**Do this**. Print all the data, keeping every line exactly as it is.

**Recorded data**.
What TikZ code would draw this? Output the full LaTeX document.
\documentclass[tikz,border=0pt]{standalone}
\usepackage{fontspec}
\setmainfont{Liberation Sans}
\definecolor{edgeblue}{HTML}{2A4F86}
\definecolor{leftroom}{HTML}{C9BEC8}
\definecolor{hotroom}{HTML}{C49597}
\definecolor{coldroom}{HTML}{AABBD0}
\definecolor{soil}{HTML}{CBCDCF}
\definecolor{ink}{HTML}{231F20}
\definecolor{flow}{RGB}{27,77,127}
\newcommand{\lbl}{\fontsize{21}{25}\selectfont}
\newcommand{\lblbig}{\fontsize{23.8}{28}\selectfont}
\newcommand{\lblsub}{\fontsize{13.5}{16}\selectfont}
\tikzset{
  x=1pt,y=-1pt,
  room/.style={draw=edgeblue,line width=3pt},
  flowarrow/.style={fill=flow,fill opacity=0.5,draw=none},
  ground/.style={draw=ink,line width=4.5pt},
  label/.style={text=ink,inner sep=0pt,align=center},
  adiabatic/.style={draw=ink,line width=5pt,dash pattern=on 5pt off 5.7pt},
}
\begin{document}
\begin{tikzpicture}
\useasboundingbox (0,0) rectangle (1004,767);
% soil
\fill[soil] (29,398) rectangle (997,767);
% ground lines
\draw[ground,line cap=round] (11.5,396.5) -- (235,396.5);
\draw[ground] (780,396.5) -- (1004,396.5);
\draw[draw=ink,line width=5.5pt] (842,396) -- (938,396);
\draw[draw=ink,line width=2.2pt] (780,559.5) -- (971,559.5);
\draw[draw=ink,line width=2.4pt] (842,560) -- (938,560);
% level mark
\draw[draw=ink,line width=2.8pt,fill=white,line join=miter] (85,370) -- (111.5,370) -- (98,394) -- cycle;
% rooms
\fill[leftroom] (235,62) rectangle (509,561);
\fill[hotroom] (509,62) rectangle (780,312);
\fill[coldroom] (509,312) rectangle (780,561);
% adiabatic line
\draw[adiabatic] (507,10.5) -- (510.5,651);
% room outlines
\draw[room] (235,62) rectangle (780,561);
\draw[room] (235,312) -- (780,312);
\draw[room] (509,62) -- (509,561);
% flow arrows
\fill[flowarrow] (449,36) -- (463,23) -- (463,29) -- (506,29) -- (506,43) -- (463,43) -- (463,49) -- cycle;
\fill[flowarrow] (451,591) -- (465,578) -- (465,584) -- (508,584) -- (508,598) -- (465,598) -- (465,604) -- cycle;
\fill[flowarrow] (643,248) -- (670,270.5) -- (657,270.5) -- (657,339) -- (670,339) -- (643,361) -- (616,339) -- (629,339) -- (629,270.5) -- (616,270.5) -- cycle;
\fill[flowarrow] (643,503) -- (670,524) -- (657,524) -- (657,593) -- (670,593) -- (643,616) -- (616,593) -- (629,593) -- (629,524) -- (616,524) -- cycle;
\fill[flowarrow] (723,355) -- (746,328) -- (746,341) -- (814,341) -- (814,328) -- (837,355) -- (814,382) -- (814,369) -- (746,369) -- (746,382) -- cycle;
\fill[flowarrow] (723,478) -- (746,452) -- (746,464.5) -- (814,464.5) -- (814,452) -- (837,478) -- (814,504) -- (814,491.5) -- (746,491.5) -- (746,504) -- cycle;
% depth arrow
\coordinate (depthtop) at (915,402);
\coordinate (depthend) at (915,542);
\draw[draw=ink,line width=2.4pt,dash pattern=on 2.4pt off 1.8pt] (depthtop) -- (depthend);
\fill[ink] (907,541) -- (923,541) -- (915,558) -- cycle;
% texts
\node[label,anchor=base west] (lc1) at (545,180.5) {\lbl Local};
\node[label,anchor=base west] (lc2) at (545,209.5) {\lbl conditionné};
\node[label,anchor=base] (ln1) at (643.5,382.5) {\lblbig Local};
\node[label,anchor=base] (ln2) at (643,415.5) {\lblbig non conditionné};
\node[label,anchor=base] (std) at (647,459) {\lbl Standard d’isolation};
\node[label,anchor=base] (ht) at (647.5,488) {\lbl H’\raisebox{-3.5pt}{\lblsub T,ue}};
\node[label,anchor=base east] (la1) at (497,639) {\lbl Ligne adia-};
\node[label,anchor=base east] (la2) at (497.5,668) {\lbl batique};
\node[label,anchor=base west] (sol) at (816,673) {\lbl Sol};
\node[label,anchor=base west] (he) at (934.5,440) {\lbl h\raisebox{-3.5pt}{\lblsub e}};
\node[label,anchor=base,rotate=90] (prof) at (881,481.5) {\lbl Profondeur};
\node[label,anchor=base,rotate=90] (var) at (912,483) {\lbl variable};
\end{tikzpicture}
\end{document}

**Completed task**.
What TikZ code would draw this? Output the full LaTeX document.
\documentclass[tikz,border=0pt]{standalone}
\usepackage{fontspec}
\setmainfont{Liberation Sans}
\definecolor{edgeblue}{HTML}{2A4F86}
\definecolor{leftroom}{HTML}{C9BEC8}
\definecolor{hotroom}{HTML}{C49597}
\definecolor{coldroom}{HTML}{AABBD0}
\definecolor{soil}{HTML}{CBCDCF}
\definecolor{ink}{HTML}{231F20}
\definecolor{flow}{RGB}{27,77,127}
\newcommand{\lbl}{\fontsize{21}{25}\selectfont}
\newcommand{\lblbig}{\fontsize{23.8}{28}\selectfont}
\newcommand{\lblsub}{\fontsize{13.5}{16}\selectfont}
\tikzset{
  x=1pt,y=-1pt,
  room/.style={draw=edgeblue,line width=3pt},
  flowarrow/.style={fill=flow,fill opacity=0.5,draw=none},
  ground/.style={draw=ink,line width=4.5pt},
  label/.style={text=ink,inner sep=0pt,align=center},
  adiabatic/.style={draw=ink,line width=5pt,dash pattern=on 5pt off 5.7pt},
}
\begin{document}
\begin{tikzpicture}
\useasboundingbox (0,0) rectangle (1004,767);
% soil
\fill[soil] (29,398) rectangle (997,767);
% ground lines
\draw[ground,line cap=round] (11.5,396.5) -- (235,396.5);
\draw[ground] (780,396.5) -- (1004,396.5);
\draw[draw=ink,line width=5.5pt] (842,396) -- (938,396);
\draw[draw=ink,line width=2.2pt] (780,559.5) -- (971,559.5);
\draw[draw=ink,line width=2.4pt] (842,560) -- (938,560);
% level mark
\draw[draw=ink,line width=2.8pt,fill=white,line join=miter] (85,370) -- (111.5,370) -- (98,394) -- cycle;
% rooms
\fill[leftroom] (235,62) rectangle (509,561);
\fill[hotroom] (509,62) rectangle (780,312);
\fill[coldroom] (509,312) rectangle (780,561);
% adiabatic line
\draw[adiabatic] (507,10.5) -- (510.5,651);
% room outlines
\draw[room] (235,62) rectangle (780,561);
\draw[room] (235,312) -- (780,312);
\draw[room] (509,62) -- (509,561);
% flow arrows
\fill[flowarrow] (449,36) -- (463,23) -- (463,29) -- (506,29) -- (506,43) -- (463,43) -- (463,49) -- cycle;
\fill[flowarrow] (451,591) -- (465,578) -- (465,584) -- (508,584) -- (508,598) -- (465,598) -- (465,604) -- cycle;
\fill[flowarrow] (643,248) -- (670,270.5) -- (657,270.5) -- (657,339) -- (670,339) -- (643,361) -- (616,339) -- (629,339) -- (629,270.5) -- (616,270.5) -- cycle;
\fill[flowarrow] (643,503) -- (670,524) -- (657,524) -- (657,593) -- (670,593) -- (643,616) -- (616,593) -- (629,593) -- (629,524) -- (616,524) -- cycle;
\fill[flowarrow] (723,355) -- (746,328) -- (746,341) -- (814,341) -- (814,328) -- (837,355) -- (814,382) -- (814,369) -- (746,369) -- (746,382) -- cycle;
\fill[flowarrow] (723,478) -- (746,452) -- (746,464.5) -- (814,464.5) -- (814,452) -- (837,478) -- (814,504) -- (814,491.5) -- (746,491.5) -- (746,504) -- cycle;
% depth arrow
\coordinate (depthtop) at (915,402);
\coordinate (depthend) at (915,542);
\draw[draw=ink,line width=2.4pt,dash pattern=on 2.4pt off 1.8pt] (depthtop) -- (depthend);
\fill[ink] (907,541) -- (923,541) -- (915,558) -- cycle;
% texts
\node[label,anchor=base west] (lc1) at (545,180.5) {\lbl Local};
\node[label,anchor=base west] (lc2) at (545,209.5) {\lbl conditionné};
\node[label,anchor=base] (ln1) at (643.5,382.5) {\lblbig Local};
\node[label,anchor=base] (ln2) at (643,415.5) {\lblbig non conditionné};
\node[label,anchor=base] (std) at (647,459) {\lbl Standard d’isolation};
\node[label,anchor=base] (ht) at (647.5,488) {\lbl H’\raisebox{-3.5pt}{\lblsub T,ue}};
\node[label,anchor=base east] (la1) at (497,639) {\lbl Ligne adia-};
\node[label,anchor=base east] (la2) at (497.5,668) {\lbl batique};
\node[label,anchor=base west] (sol) at (816,673) {\lbl Sol};
\node[label,anchor=base west] (he) at (934.5,440) {\lbl h\raisebox{-3.5pt}{\lblsub e}};
\node[label,anchor=base,rotate=90] (prof) at (881,481.5) {\lbl Profondeur};
\node[label,anchor=base,rotate=90] (var) at (912,483) {\lbl variable};
\end{tikzpicture}
\end{document}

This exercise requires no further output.